Ceramic works by Ann Christenson, a Washington State University professor emeritus, are on display at the university’s Museum of Art in Pullman.

Curator Ryan Hardesty imagines ceramics artist Ann Christenson’s studio walls as porous, the boundary between art and life cleared with ease.

Ideas move in, become entangled with other ideas, “and there’s kind of this resulting beautiful array.”

Some of the results – more than 100 pieces, many containing references to Christenson’s cross-cultural experiences, her domestic environment and the natural world – are on display at the Museum of Art at Washington State University in Pullman.

Christenson, who began teaching at WSU in 1990, retired from the university in 2012. She’s been using clay to make art for more than 50 years.

While the exhibition includes a sampling of Christenson’s early work, the bulk of it is more recent, Hardesty said. The show includes “intimate” semi-functional pieces – bowls, mugs, teapots – along with sculptural vessels and larger-scale sculptural works combining steel and clay.

Christenson, of Pullman, holds undergraduate and graduate degrees from the University of California, Berkeley. She credits her time working in the “Cal pot shop” in the early ’60s and demonstrations by abstract expressionist Peter Voulkos for helping to shape her ideas about clay.

Some five decades later, she said, “it’s surprising how much of the initial interests and influences remain.”

She’s long been interested in the idea of the vessel – what it stands for, how people have used it to express ideas about the natural and design worlds. She’s still more interested in the decorative tradition related to clay – ornamentation and elaboration of space – than the functional one.

And she’s long been combining steel and clay, the interaction between organic clay and industrial steel opening the door to metaphor.

The WSU show also includes photos of a large-scale sundial Christenson created for a courtyard on the University of California’s Clark Kerr campus in Berkeley, as well as pieces reflecting her cross-cultural experiences.

Christenson made the first of several trips to China in 1995 for the International Women’s Conference. She said she was drawn to China’s history of ceramics.

While Christenson created some work in China, she said she spent more time looking. She saw huge storage pots – “beautiful things” – created within a folk tradition. She visited sites including wood-burning kilns used by farmers who became potters after growing seasons ended.

After the conference, she helped set up an exchange program with artists in China, hosting women in the U.S.

Jo Hockenhull, a printmaker and painter who taught with Christenson at WSU, traveled with her friend to China and also worked on the exchange program.

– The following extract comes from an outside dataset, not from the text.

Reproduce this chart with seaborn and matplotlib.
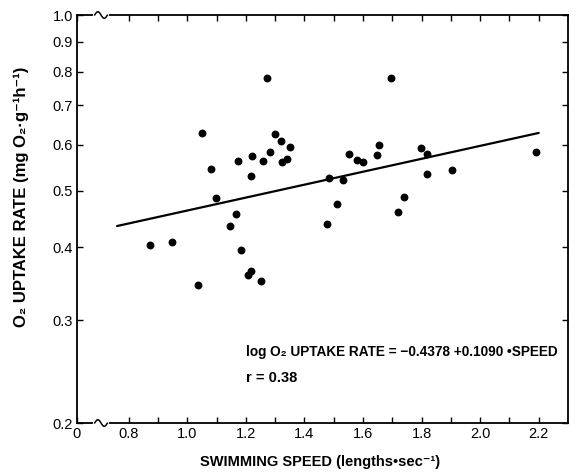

Hockenhull said Christenson is a master of materials and has a sense of form that seems entirely intuitive.

“She can make clay look like lace and steel look like fluffy, wind-blown curtains,” Hockenhull said. “She just bends her material to her will.”

Hockenhull, who now lives in Salem, said Christenson’s work is built of multiple layers.

“She pulls together a lot of subject matter – it’s not always imagery, but sometimes it is – and layers these elements on top of each other,” Hockenhull said. “It’s sort of like the way life is. As you get experience, as you go through a process, one thing is put on top of another on top of another on top of another. And she does that in her work.”